Искусство поставангарда ожидает осмысления и понимания. Оно не может делегировать высокий социальный статус (standing) собирателю, связывающему с искусством идею представление об успешности и власти. Оно не может поделиться успехом. Оно само нуждается в в опеке, изучении, описании, понимании, определении и репрезентации. Более всего это искусство ждёт от нас способности преодолеть стереотипы понимания и описаний искусства ХХ века.

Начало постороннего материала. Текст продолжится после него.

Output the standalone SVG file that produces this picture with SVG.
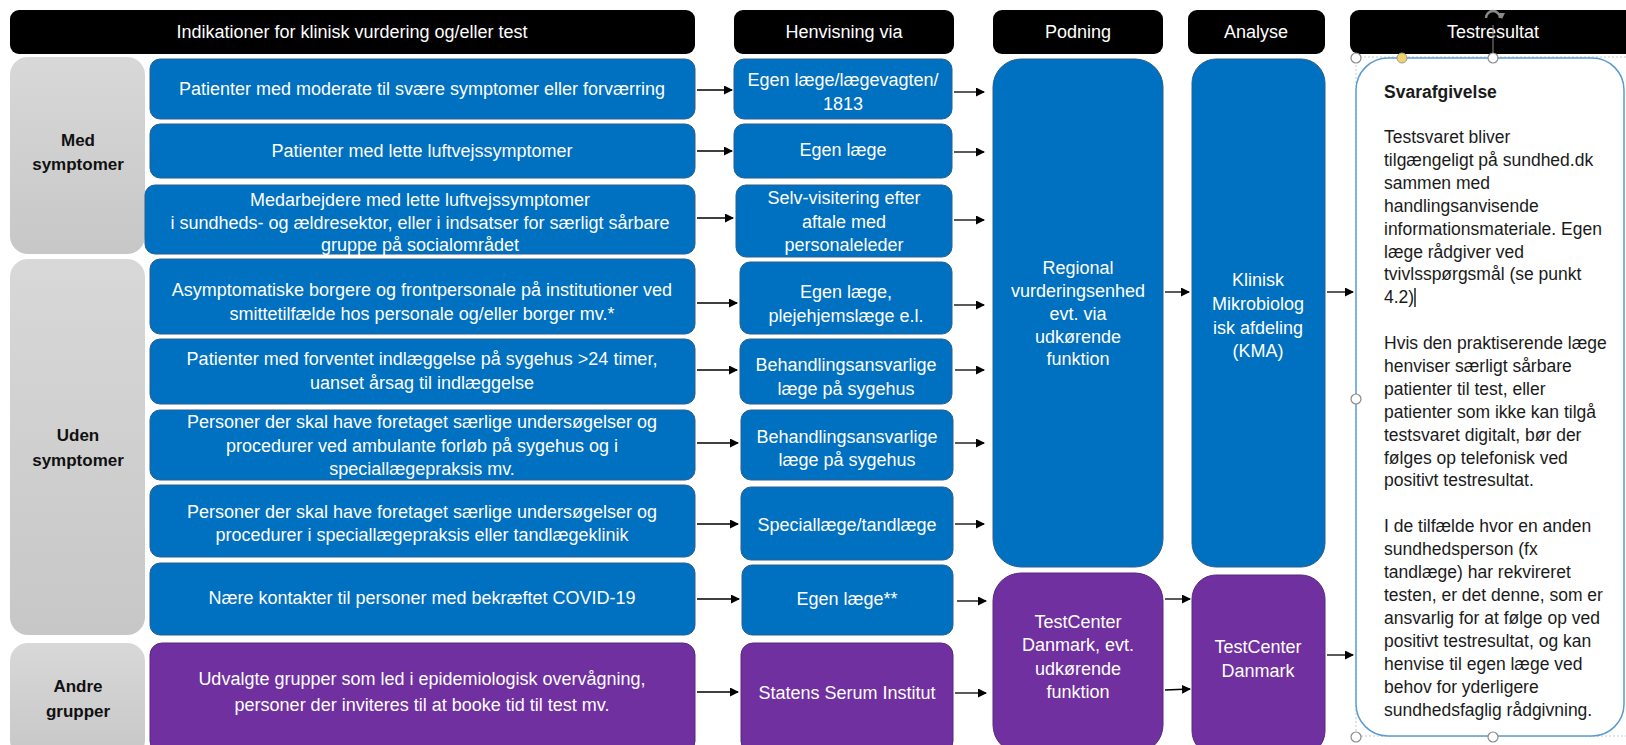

Действительно, никогда в истории это искусство не было атрибутом социального успеха, никогда не занимало и не стремилось занять привилегированного положения не отражало намерения учить и править, не имело и не стремилось иметь власти. В России ХХ века это искусство создало феномен, который можно было бы назвать «искусством посторонних». Это явление существовало на протяжении не менее пяти десятилетий и стало культурой внутри культуры; это было искусство, отказавшееся от намерения быть языком и культурой власти, но стремившееся оставаться культурой для всех, бережно сохранявшее возможность быть культурой каждого. Это искусство, создающее пространство существования человека, не связанное с властью, отстранившееся от власти в большей степени, чем отстранённое от неё, и воплотившее в себе бердяевское «я извергаю, а не меня извергают». Оно родилось в процессе быстрых изменений, через которые проходил русский авангард, став его продолжением, развитием и отрицанием, вобрав в себя множество противоречивых реакций на события, которые происходили в искусстве и истории послереволюционной России.
Когда в наши дни это искусство называется «независимым», часто звучит ироничный вопрос: от кого не зависимым? От власти, от заказа, от рынка. Это искусство существовало вне рынка, и рынок не участвовал в наполнении смыслового намерения этого искусства. И хотя необходимо сделать оговорку, что из работ именно «левых» художников формировались многие коммерческие выставки, в формате которых Советский Союз экспортировал новое русское искусство в Европу, Америку и Японию в двадцатых и тридцатых годах, но участие в этих выставках было настолько редким событием, что едва ли могло повлиять на целеполагание художника. От заказа мог зависеть человек, но то искусство, о котором мы говорим, нет.